Гракина. Мне кажется, что контакт с матерью, общение с ней лучше всего осуществит женщина. В этом случае, барьер будет менее жестким. Могут возникнуть в разговоре такие вещи, которые, можно сказать скорее женщине. Разговоры о детях, о судьбе… Особенно, если найти женщину приблизительно ее возраста.


Огнев. Я думаю, что наше сегодняшнее обсуждение – плодотворно. Я много вынес для себя из выступлений. Наше обсуждение не было формальным, как это нередко бывает. Мне кажется, и для авторов многое было полезно услышать. Теперь нам следует принять решение сценарной коллегии по этому замыслу.
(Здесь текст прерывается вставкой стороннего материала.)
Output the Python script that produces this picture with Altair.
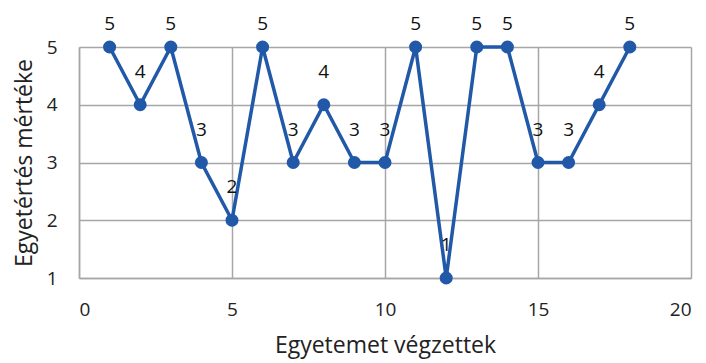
import altair as alt
import pandas as pd

x_vals = list(range(1, 19))
y_vals = [5, 4, 5, 3, 2, 5, 3, 4, 3, 3, 5, 1, 5, 5, 3, 3, 4, 5]

df = pd.DataFrame({"x": x_vals, "y": y_vals})

FONT = "Open Sans"
COLOR = "#2159A8"

base = alt.Chart(df).encode(
    x=alt.X("x:Q", scale=alt.Scale(domain=[0, 20], nice=False),
            axis=alt.Axis(values=[0, 5, 10, 15, 20], title="Egyetemet végzettek",
                          titleFontSize=23, titleFont=FONT, titleFontWeight="normal",
                          titleColor="#222", titlePadding=15,
                          labelFontSize=19, labelFont=FONT, labelColor="#222",
                          labelPadding=22, ticks=False, grid=True,
                          gridColor="#A6A6A6", gridWidth=1.5,
                          domainColor="#A6A6A6", domainWidth=1.5)),
    y=alt.Y("y:Q", scale=alt.Scale(domain=[1, 5], nice=False),
            axis=alt.Axis(values=[1, 2, 3, 4, 5], title="Egyetértés mértéke",
                          titleFontSize=23, titleFont=FONT, titleFontWeight="normal",
                          titleColor="#222", titlePadding=10,
                          labelFontSize=19, labelFont=FONT, labelColor="#222",
                          labelPadding=22, ticks=False, grid=True,
                          gridColor="#A6A6A6", gridWidth=1.5,
                          domainColor="#A6A6A6", domainWidth=1.5)),
)

line = base.mark_line(color=COLOR, strokeWidth=3.5)
pts = base.mark_point(filled=True, color=COLOR, size=170, opacity=1)
labels_top = base.transform_filter("datum.y == 5").mark_text(
    dy=-23, fontSize=19, font=FONT, color="#111").encode(text="y:Q")
labels_rest = base.transform_filter("datum.y < 5").mark_text(
    dy=-33, fontSize=19, font=FONT, color="#111").encode(text="y:Q")

chart = (line + pts + labels_top + labels_rest).properties(
    width=612, height=231,
    autosize=alt.AutoSizeParams(type="none"),
    padding={"left": 71, "top": 39, "right": 7, "bottom": 85},
).configure_view(stroke=None)

chart.save("out.html", embed_options={"renderer": "svg", "actions": False})
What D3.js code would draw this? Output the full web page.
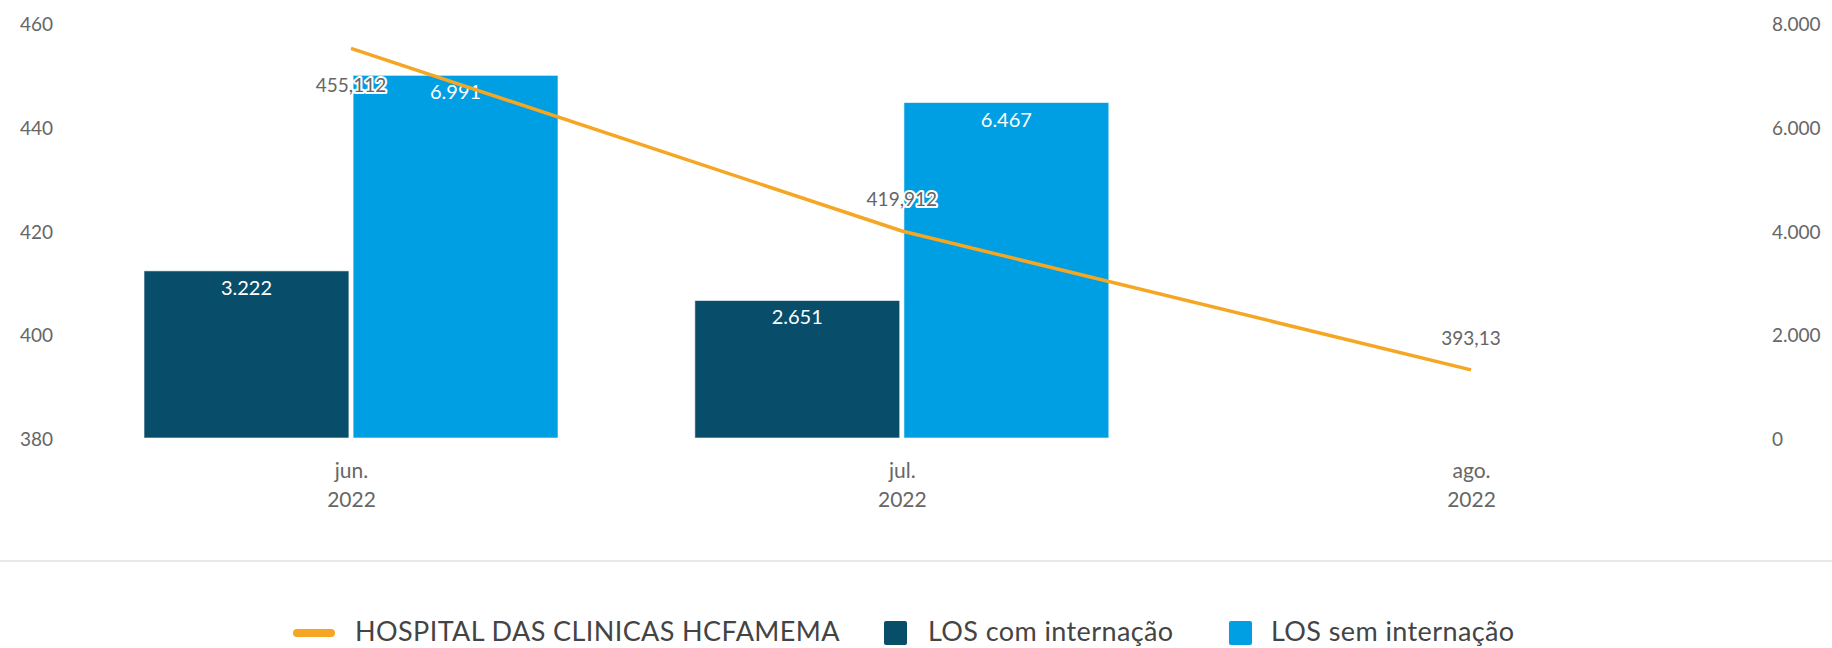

Одновременно мы попросим авторов в кратчайший срок дать письменное его изложение.


Тарковский. Я просил бы в решении коллегии учесть оба вопроса. Первое: о совершенно новом производственном процессе. Второе: в связи с этим, о совершенно новом принципе прохождения этой идеи через все инстанции.


ПОСТАНОВИЛИ:

Заслушав сообщение А. А. Тарковского о творческом замысле фильма под условным названием «Исповедь», сценарно-редакционная коллегия ЭТК одобряет этот замысел, считает его чрезвычайно плодотворным и интересным. Сценарная коллегия просит авторов в кратчайший срок представить заявку на фильм и одновременно ходатайствует перед руководством ЭТК о начале переговоров с Комитетом кинематографии ССР о производственной возможности осуществления этого замысла.


1 Спенсер Трейси (1900-1967) – американский актер


2 Жан Габен (1904-1976) – французский актер


3 «Хаджи-Мурат» - фильм по сценарию Р. Г. Гамзатова, Г. Н. Данелии, В. Ф.Огнева. Работа над фильмом была прекращена по распоряжению Главка.